Tatis Jr. remarked that players could “enjoy it when you see your teammate behind you just getting the results that everybody needs,”  His manager Bob Melvin also spoke up and insisted that the Padres’ players “have the ability to go on a run, and, if you make a run, you’re right there.”

Last year the San Diego Padres came in second in the National League West at 89-73 and beat the New York Mets and the Los Angeles Dodgers (with 111 wins) in the postseason. However, the Phillies sent the Padres home in Game 5 of the National League Championship Series.

Manny Machado told his teammates that they need to “get your minds right for the second half. Because it ain’t gonna be easy. But we’re gonna be ready for it.”

As broadcaster  Jerry Coleman used to say, the Padres have “a golden chance” to get into the playoffs. The team has the talent–especially with the return of Tatis Jr.

Four games in Philadelphia will be the first challenge of the second half.

4 thoughts on “Ending the first half on high note for Padres

  1. BoMel needs to go. He has a canny knack for blowing close games, and he can’t manage this team to win, despite top talent. Yet, despite his incompetence and failures, he, too, is protected by management.

    1. It’s way too early to blame Melvin. Just look at his history managing Oakland’s low-budget teams. Last year the Padres reached the playoffs.

  2. If this team fired Preller and were sellers at the trade deadline, they would become formidable for the next ten years or so. They could still compete this year. Sadly, this will not happen, and the Padres are stuck in suck-mode with Mr Buy-High, Sell-Low.
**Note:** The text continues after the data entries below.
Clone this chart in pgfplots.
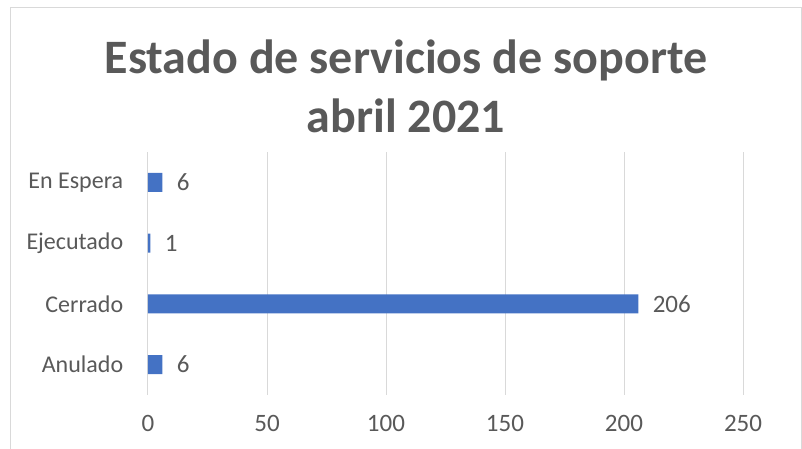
\documentclass[border=0pt]{standalone}
\usepackage{fontspec}
\setmainfont{Carlito}
\usepackage{pgfplots}
\pgfplotsset{compat=1.18}
\definecolor{barc}{HTML}{4472C4}
\definecolor{txt}{HTML}{595959}
\definecolor{gridc}{HTML}{D9D9D9}
\begin{document}
\begin{tikzpicture}[x=1pt,y=1pt]
\useasboundingbox (-148,-54) rectangle (654,395);
\draw[gridc, line width=1pt] (-137,-54) -- (-137,387) -- (653,387) -- (653,-54);
\node[anchor=base, text=txt, font=\fontsize{48}{56}\selectfont\bfseries] at (258,321) {Estado de servicios de soporte};
\node[anchor=base, text=txt, font=\fontsize{48}{56}\selectfont\bfseries] at (258,262) {abril 2021};
\begin{axis}[at={(0,0)}, anchor=south west, scale only axis,
  width=595pt, height=243pt,
  xbar, bar width=19pt,
  xmin=0, xmax=250, ymin=-0.5, ymax=3.5,
  ytick={0,1,2,3}, yticklabels={Anulado,Cerrado,Ejecutado,En Espera},
  xtick={0,50,100,150,200,250},
  xmajorgrids, major grid style={gridc, line width=1pt},
  axis lines*=left, axis line style={draw=none},
  tick style={draw=none},
  tick label style={font=\fontsize{25}{29}\selectfont, text=txt},
  /pgf/number format/assume math mode=true,
  xticklabel style={yshift=-17pt},
  yticklabel style={xshift=-17pt, font=\fontsize{24}{28}\selectfont},
  nodes near coords,
  nodes near coords style={anchor=west, xshift=11pt, font=\fontsize{25}{29}\selectfont, text=txt},
]
\addplot[draw=none, fill=barc] coordinates {(6,0) (206,1) (1,2) (6,3)};
\end{axis}
\end{tikzpicture}
\end{document}
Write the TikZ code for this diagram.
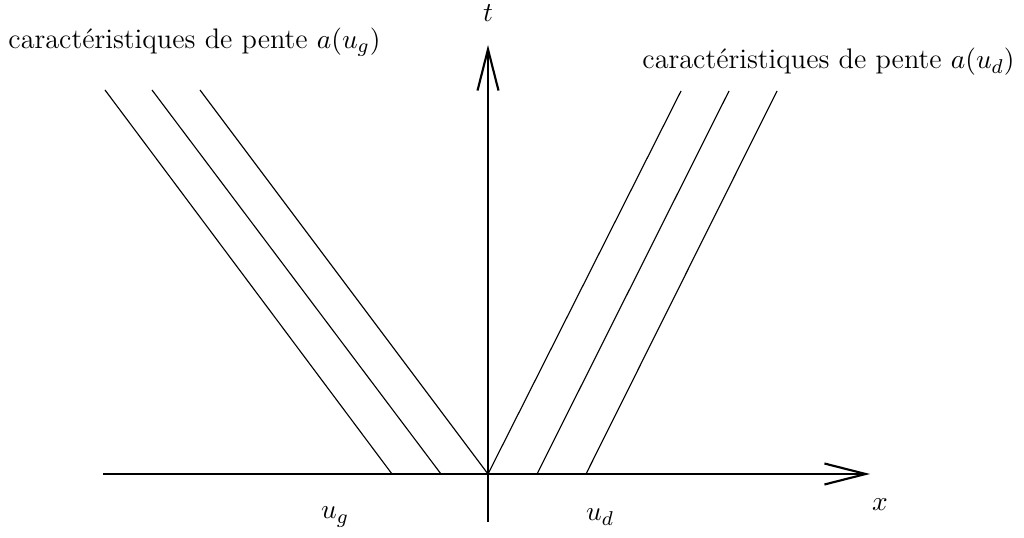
\documentclass[tikz,border=0pt]{standalone}
\usetikzlibrary{arrows.meta}
\begin{document}
\begin{tikzpicture}[x=0.4pt,y=-0.4pt,
  axis/.style={line width=0.85pt,-{Straight Barb[length=16.5pt,width=8.4pt,line width=0.85pt]}},
  charline/.style={line width=0.45pt},
  lab/.style={inner sep=0pt,font=\fontsize{11.3pt}{13.5pt}\selectfont}]
\useasboundingbox (0,0) rectangle (1024,538);
\coordinate (O) at (488,474);
\coordinate (xs) at (103,474);
\coordinate (xe) at (870,474);
\coordinate (ts) at (488,522);
\coordinate (te) at (488,45);
\draw[axis] (xs) -- (xe);
\draw[axis] (ts) -- (te);
\coordinate (l1b) at (392,474); \coordinate (l1t) at (105,90);
\coordinate (l2b) at (441,474); \coordinate (l2t) at (152,90);
\coordinate (l3t) at (200,90);
\coordinate (r1t) at (681,91);
\coordinate (r2b) at (537,474); \coordinate (r2t) at (729,91);
\coordinate (r3b) at (586,474); \coordinate (r3t) at (777,91);
\draw[charline] (l1b) -- (l1t);
\draw[charline] (l2b) -- (l2t);
\draw[charline] (O) -- (l3t);
\draw[charline] (O) -- (r1t);
\draw[charline] (r2b) -- (r2t);
\draw[charline] (r3b) -- (r3t);
\node[lab] (tl) at (488,13) {$t$};
\node[lab] (xl) at (880,505) {$x$};
\node[lab] (ug) at (335,517) {$u_g$};
\node[lab] (ud) at (600,517) {$u_d$};
\node[lab,anchor=west] (cg) at (8,42) {caractéristiques de pente $a(u_g)$};
\node[lab,anchor=east] (cd) at (1015,62) {caractéristiques de pente $a(u_d)$};
\end{tikzpicture}
\end{document}
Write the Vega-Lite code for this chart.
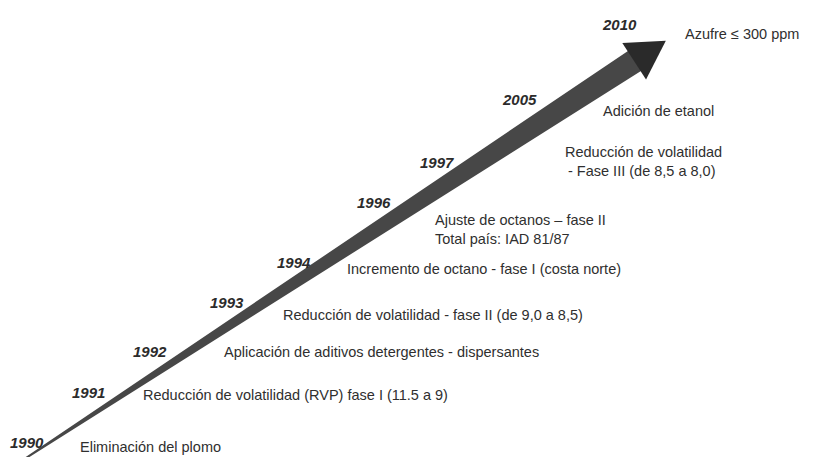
{
  "$schema": "https://vega.github.io/schema/vega-lite/v6.json",
  "width": 823,
  "height": 457,
  "autosize": {"type": "fit", "contains": "padding"},
  "padding": 0,
  "background": "white",
  "config": {"view": {"stroke": null}},
  "datasets": {
    "arrow": [
      {"x": 26, "y": 458, "t": 0},
      {"x": 636, "y": 60, "t": 1}
    ],
    "head": [
      {"x": 650, "y": 51}
    ],
    "years": [
      {"label": "1990", "x": 10, "y": 443},
      {"label": "1991", "x": 72, "y": 393},
      {"label": "1992", "x": 133, "y": 352},
      {"label": "1993", "x": 210, "y": 303},
      {"label": "1994", "x": 277, "y": 263},
      {"label": "1996", "x": 357, "y": 203},
      {"label": "1997", "x": 420, "y": 163},
      {"label": "2005", "x": 503, "y": 100},
      {"label": "2010", "x": 603, "y": 25}
    ],
    "events": [
      {"x": 80, "y": 448, "text": "Eliminación del plomo"},
      {"x": 143, "y": 396, "text": "Reducción de volatilidad  (RVP) fase I (11.5 a 9)"},
      {"x": 224, "y": 353, "text": "Aplicación de aditivos detergentes - dispersantes"},
      {"x": 283, "y": 316, "text": "Reducción de volatilidad - fase II (de 9,0 a 8,5)"},
      {"x": 347, "y": 270, "text": "Incremento de octano - fase I (costa norte)"},
      {"x": 435, "y": 221, "text": "Ajuste de octanos – fase II"},
      {"x": 435, "y": 240, "text": "Total país:  IAD 81/87"},
      {"x": 565, "y": 153, "text": "Reducción de volatilidad"},
      {"x": 568, "y": 172, "text": "- Fase III (de 8,5  a 8,0)"},
      {"x": 603, "y": 112, "text": "Adición de etanol"},
      {"x": 685, "y": 35, "text": "Azufre ≤ 300 ppm"}
    ]
  },
  "encoding": {
    "x": {"field": "x", "type": "quantitative", "scale": {"domain": [0, 823], "nice": false, "zero": false}, "axis": null},
    "y": {"field": "y", "type": "quantitative", "scale": {"domain": [0, 457], "reverse": true, "nice": false, "zero": false}, "axis": null}
  },
  "layer": [
    {
      "data": {"name": "arrow"},
      "mark": {"type": "trail", "color": "#333333", "opacity": 0.9, "clip": true},
      "encoding": {
        "order": {"field": "t", "type": "quantitative"},
        "size": {"field": "t", "type": "quantitative", "scale": {"domain": [0, 1], "range": [2, 24]}, "legend": null}
      }
    },
    {
      "data": {"name": "head"},
      "mark": {"type": "point", "shape": "triangle-right", "filled": true, "color": "#2a2a2a", "opacity": 1, "size": 1900, "angle": 327}
    },
    {
      "data": {"name": "years"},
      "mark": {"type": "text", "align": "left", "baseline": "middle", "font": "Liberation Sans", "fontSize": 15, "fontStyle": "italic", "fontWeight": "bold", "color": "#2b2b2b"},
      "encoding": {"text": {"field": "label"}}
    },
    {
      "data": {"name": "events"},
      "mark": {"type": "text", "align": "left", "baseline": "middle", "font": "Liberation Sans", "fontSize": 14.5, "color": "#2f2f2f"},
      "encoding": {"text": {"field": "text"}}
    }
  ]
}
    1. Thanks for the comment, Dewey,
      Buy-High, Sell-Low does seem to be a pattern for Preller. He’s had tons of money to spend (third in MLB in payroll) but can’t make it come together. Why not leave Kim at third and Cronenworth at second? He’s got a great eye for young talent, but we almost never get to see them as he’s used them as trade bait.
      If the second half goes the same way as the first, it will be interesting to see if there’s any fallout (aside from the usual firing of hitting coaches).